Every year, Toyota invites me to what the company calls Camp Toyota, and every year I find a reason to clear my schedule. This time around the lineup grew considerably, adding Lexus off-road hardware into the mix alongside Toyota’s heaviest hitters. The formula stays the same: real trails, real camping, and real dirt on real vehicles. No cones in a parking lot.
The Vehicles

The Toyota side of the garage included the 2025 4Runner Trailhunter, 2025 Land Cruiser, 2025 Tacoma TRD Pro, and the new 2026 Tacoma TRD Off-Road. Lexus brought the 2025 GX 550 Overtrail+ and the 2025 LX 700h Overtrail. We also had a 2026 Sequoia TRD Pro and 2026 Tundra TRD Pro on hand, both in that striking Wave Maker Blue. The Sequoia and Tundra were better appreciated at camp than on the trail. Full-size trucks and SUVs have their limits when rocks get serious, and there was no reason to find out the hard way.



Tuesday
The trip started with a meetup at a warehouse on the outskirts of DC, the kind of place you don’t find unless someone tells you exactly where to go. Parking lot full of Toyota and Lexus machines waiting to be loaded up. I reconnected with some long-time industry friends, including Toyota Jeff, TRD Jon, Hansen from Shifting Lanes, and Jack Gayle of JAX Automotive and Wolfpen Media. After breakfast we loaded up and pointed everything toward the West Virginia mountains.
Two hours later, ten-plus vehicles deep, we pulled into the last gas station before camp. We hit that place so hard we actually knocked the pumps out of service. When you roll in with a convoy that size, you are going to leave a mark.

We landed at Twin Mountain Off-Road, where the campsite sits right next to the trail system. After lunch and a drivers meeting with the crew from Off Road Logistics and Training (OLT4X4), we got to work. Kurt Williams, Jackson Philby, and the rest of the OLT4X4 team have guided me on these trails before, and having people that knowledgeable in your corner makes you confident enough to push the vehicles the way they deserve to be pushed.

I spent the first half of Tuesday in the Lexus camp, running the GX 550 Overtrail+ and LX 700h through the trail obstacles near camp. Both carry a level of refinement you don’t expect to find covered in mud. The second half of the day went to the Land Cruiser, 4Runner Trailhunter, and Tacoma TRD Pro out on the full trail route.

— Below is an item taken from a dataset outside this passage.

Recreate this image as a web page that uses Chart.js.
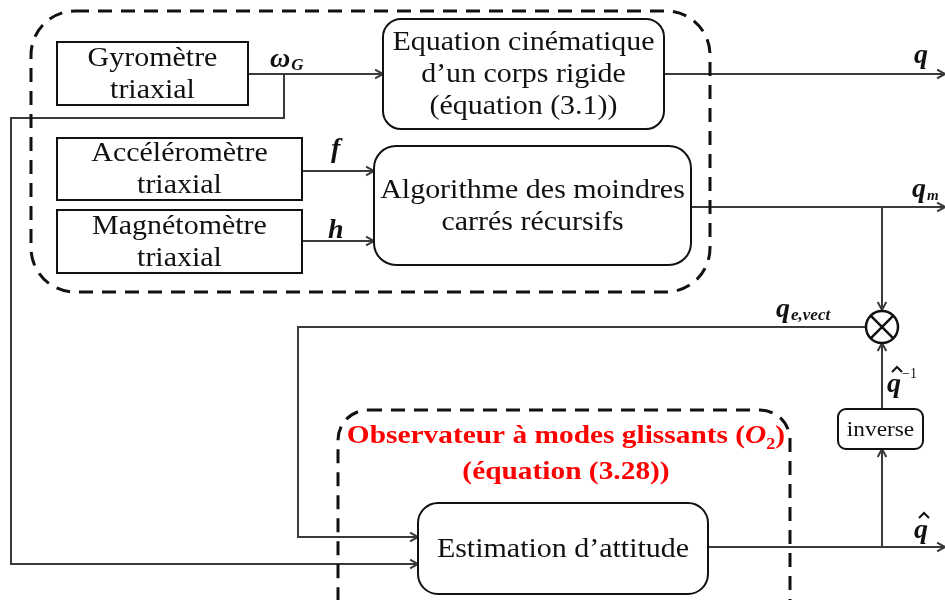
<!DOCTYPE html>
<html>
<head>
<meta charset="utf-8">
<script src="https://cdn.jsdelivr.net/npm/chart.js@4.4.0/dist/chart.umd.min.js"></script>
<style>
  html, body { margin: 0; padding: 0; background: #fff; }
  #wrap { width: 945px; height: 600px; }
</style>
</head>
<body>
<div id="wrap"><canvas id="diagram"></canvas></div>
<script>
// blocks: text lines and their corners (x0, y0, x1, y1) on the diagram scale
const blockText = [
    ['Gyromètre', 'triaxial'],
    ['Accéléromètre', 'triaxial'],
    ['Magnétomètre', 'triaxial'],
    ['Equation cinématique', 'd’un corps rigide', '(équation (3.1))'],
    ['Algorithme des moindres', 'carrés récursifs'],
    ['Estimation d’attitude'],
    ['inverse']
];
const blockBounds = [
    [57, 42, 248, 105],
    [57, 138, 302, 200],
    [57, 210, 302, 273],
    [383, 19, 664, 129],
    [374, 146, 691, 265],
    [418, 503, 708, 594],
    [838, 409, 923, 449]
];
const blockRound = [0, 0, 0, 18, 22, 20, 8];

// dashed groups
const groupBounds = [[31, 11, 710, 292], [338, 410, 790, 640]];
const groupTitle = ['Observateur à modes glissants (', 'O', '2', ')'];
const groupTitle2 = '(équation (3.28))';

// signal wires, each ends with an arrow
const wires = [
    [[248, 74], [383, 74]],
    [[284, 74], [284, 118], [11, 118], [11, 564], [418, 564]],
    [[302, 171], [374, 171]],
    [[302, 241], [374, 241]],
    [[664, 74], [945, 74]],
    [[691, 207], [945, 207]],
    [[882, 207], [882, 310]],
    [[866, 327], [298, 327], [298, 537], [418, 537]],
    [[708, 547], [945, 547]],
    [[882, 547], [882, 449]],
    [[882, 409], [882, 343]]
];
const junction = [882, 327];

// signal names: main symbol, subscript, superscript, hat, anchor (baseline)
const signalMain = ['ω', 'f', 'h', 'q', 'q', 'q', 'q', 'q'];
const signalSub = ['G', '', '', '', 'm', 'e,vect', '', ''];
const signalSup = ['', '', '', '', '', '', '−1', ''];
const signalHat = [false, false, false, false, false, false, true, true];
const signalAt = [[270, 67], [331, 157], [328, 238], [914, 63], [912, 197], [776, 317], [887, 392], [914, 538]];

const serif = '"Liberation Serif", "DejaVu Serif", serif';
const stretch = 1.11;

function wideText(ctx, t, x, y, k) {
    ctx.save();
    ctx.translate(x, y);
    ctx.scale(k, 1);
    ctx.fillText(t, 0, 0);
    ctx.restore();
}

function arrowHead(ctx, x0, y0, x1, y1) {
    const a = Math.atan2(y1 - y0, x1 - x0);
    const len = 9, spread = 0.5;
    ctx.beginPath();
    ctx.moveTo(x1 - len * Math.cos(a - spread), y1 - len * Math.sin(a - spread));
    ctx.lineTo(x1, y1);
    ctx.lineTo(x1 - len * Math.cos(a + spread), y1 - len * Math.sin(a + spread));
    ctx.stroke();
}

function roundRect(ctx, x0, y0, x1, y1, r) {
    ctx.beginPath();
    if (r > 0) ctx.roundRect(x0, y0, x1 - x0, y1 - y0, r);
    else ctx.rect(x0, y0, x1 - x0, y1 - y0);
}

const diagramPlugin = {
    id: 'diagram',
    afterDatasetsDraw(chart) {
        const ctx = chart.ctx;
        const sx = chart.scales.x, sy = chart.scales.y;
        const X = v => sx.getPixelForValue(v);
        const Y = v => sy.getPixelForValue(v);
        ctx.save();

        // arrowheads
        ctx.strokeStyle = '#3a3a3a';
        ctx.lineWidth = 2;
        wires.forEach(w => {
            const p = w[w.length - 2], q = w[w.length - 1];
            arrowHead(ctx, X(p[0]), Y(p[1]), X(q[0]), Y(q[1]));
        });

        // blocks
        ctx.strokeStyle = '#111';
        ctx.lineWidth = 2;
        ctx.textAlign = 'center';
        ctx.textBaseline = 'middle';
        blockBounds.forEach((b, i) => {
            roundRect(ctx, X(b[0]), Y(b[1]), X(b[2]), Y(b[3]), blockRound[i]);
            ctx.fillStyle = '#fff';
            ctx.fill();
            ctx.stroke();
            ctx.fillStyle = '#111';
            const lines = blockText[i];
            const size = i === 6 ? 21 : 27;
            const gap = 32;
            ctx.font = size + 'px ' + serif;
            const cx = (X(b[0]) + X(b[2])) / 2;
            const cy = (Y(b[1]) + Y(b[3])) / 2;
            lines.forEach((t, k) => {
                wideText(ctx, t, cx, cy + (k - (lines.length - 1) / 2) * gap + 1, stretch);
            });
        });

        // dashed groups
        ctx.strokeStyle = '#111';
        ctx.lineWidth = 3;
        ctx.setLineDash([14, 9]);
        groupBounds.forEach((b, i) => {
            roundRect(ctx, X(b[0]), Y(b[1]), X(b[2]), Y(b[3]), i === 0 ? 44 : 30);
            ctx.stroke();
        });
        ctx.setLineDash([]);

        // junction (multiplier)
        const jx = X(junction[0]), jy = Y(junction[1]);
        ctx.lineWidth = 2.5;
        ctx.beginPath();
        ctx.arc(jx, jy, 16, 0, Math.PI * 2);
        ctx.fillStyle = '#fff';
        ctx.fill();
        ctx.stroke();
        const d = 16 * Math.SQRT1_2;
        ctx.beginPath();
        ctx.moveTo(jx - d, jy - d); ctx.lineTo(jx + d, jy + d);
        ctx.moveTo(jx + d, jy - d); ctx.lineTo(jx - d, jy + d);
        ctx.stroke();

        // group titles in red
        const ks = 1.13;
        ctx.fillStyle = '#ff0000';
        ctx.textBaseline = 'alphabetic';
        ctx.textAlign = 'left';
        const big = 'bold 26px ' + serif;
        const it = 'bold italic 26px ' + serif;
        const small = 'bold 16px ' + serif;
        ctx.font = big;
        const w0 = ctx.measureText(groupTitle[0]).width * ks;
        ctx.font = it;
        const w1 = ctx.measureText(groupTitle[1]).width * ks;
        ctx.font = small;
        const w2 = ctx.measureText(groupTitle[2]).width * ks;
        ctx.font = big;
        const w3 = ctx.measureText(groupTitle[3]).width * ks;
        let tx = X(566) - (w0 + w1 + w2 + w3) / 2;
        const ty = Y(443);
        ctx.font = big; wideText(ctx, groupTitle[0], tx, ty, ks); tx += w0;
        ctx.font = it; wideText(ctx, groupTitle[1], tx, ty, ks); tx += w1;
        ctx.font = small; wideText(ctx, groupTitle[2], tx, ty + 6, ks); tx += w2;
        ctx.font = big; wideText(ctx, groupTitle[3], tx, ty, ks);
        ctx.textAlign = 'center';
        wideText(ctx, groupTitle2, X(566), Y(479), ks);

        // signal names
        ctx.fillStyle = '#111';
        ctx.strokeStyle = '#111';
        ctx.textAlign = 'left';
        signalMain.forEach((m, i) => {
            const x = X(signalAt[i][0]), y = Y(signalAt[i][1]);
            ctx.font = 'bold italic 28px ' + serif;
            ctx.fillText(m, x, y);
            const mw = ctx.measureText(m).width;
            if (signalHat[i]) {
                const hx = x + mw / 2 + 3, hy = y - 25;
                ctx.lineWidth = 2;
                ctx.beginPath();
                ctx.moveTo(hx - 5, hy + 5);
                ctx.lineTo(hx, hy);
                ctx.lineTo(hx + 5, hy + 5);
                ctx.stroke();
            }
            if (signalSub[i]) {
                ctx.font = 'bold italic ' + (i === 4 ? 15 : 17) + 'px ' + serif;
                ctx.fillText(signalSub[i], x + mw + 1, y + 3);
            }
            if (signalSup[i]) {
                ctx.font = '14px ' + serif;
                ctx.fillText(signalSup[i], x + mw + 1, y - 14);
            }
        });
        ctx.restore();
    }
};

new Chart(document.getElementById('diagram'), {
    type: 'scatter',
    data: {
        datasets: wires.map(w => ({
            data: w.map(p => ({ x: p[0], y: p[1] })),
            showLine: true,
            borderColor: '#3a3a3a',
            borderWidth: 2,
            pointRadius: 0,
            tension: 0
        }))
    },
    options: {
        responsive: true,
        maintainAspectRatio: false,
        animation: false,
        layout: { padding: 0 },
        plugins: { legend: { display: false }, tooltip: { enabled: false } },
        scales: {
            x: { type: 'linear', min: 0, max: 945, display: false },
            y: { type: 'linear', min: 0, max: 600, reverse: true, display: false }
        }
    },
    plugins: [diagramPlugin]
});
</script>
</body>
</html>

By the time we got back to camp for dinner, the fire was going and nobody was in any hurry to move.
Wednesday
Tuesday gave us sunny skies and 80 degrees. Wednesday gave us rain and 50. That is the West Virginia mountains doing what they do.

We spent the morning collecting content around camp while the weather sorted itself out, then ate lunch and headed back to the trails. I flipped my approach from the day before and spent Wednesday focused on the Toyota side, putting most of my time into the 4Runner and the Tacomas. I capped the day in the GX 550, climbing until the trail opened up and the valley came into view below. Some moments earn their place in the memory bank without you having to do anything. That was one of them.
Thursday
The last day is always about cleaning up what you missed. A little more seat time in anything you didn’t get enough of, breakfast, a group photo, and then the convoy breaks up as everyone heads their separate directions.

My drive home was about three hours northeast of camp, and I made it in the Land Cruiser. After two days of crawling over rocks and roots, covering those three hours from the comfort of a Land Cruiser felt like exactly the right way to close out the trip.
Already looking forward to next year.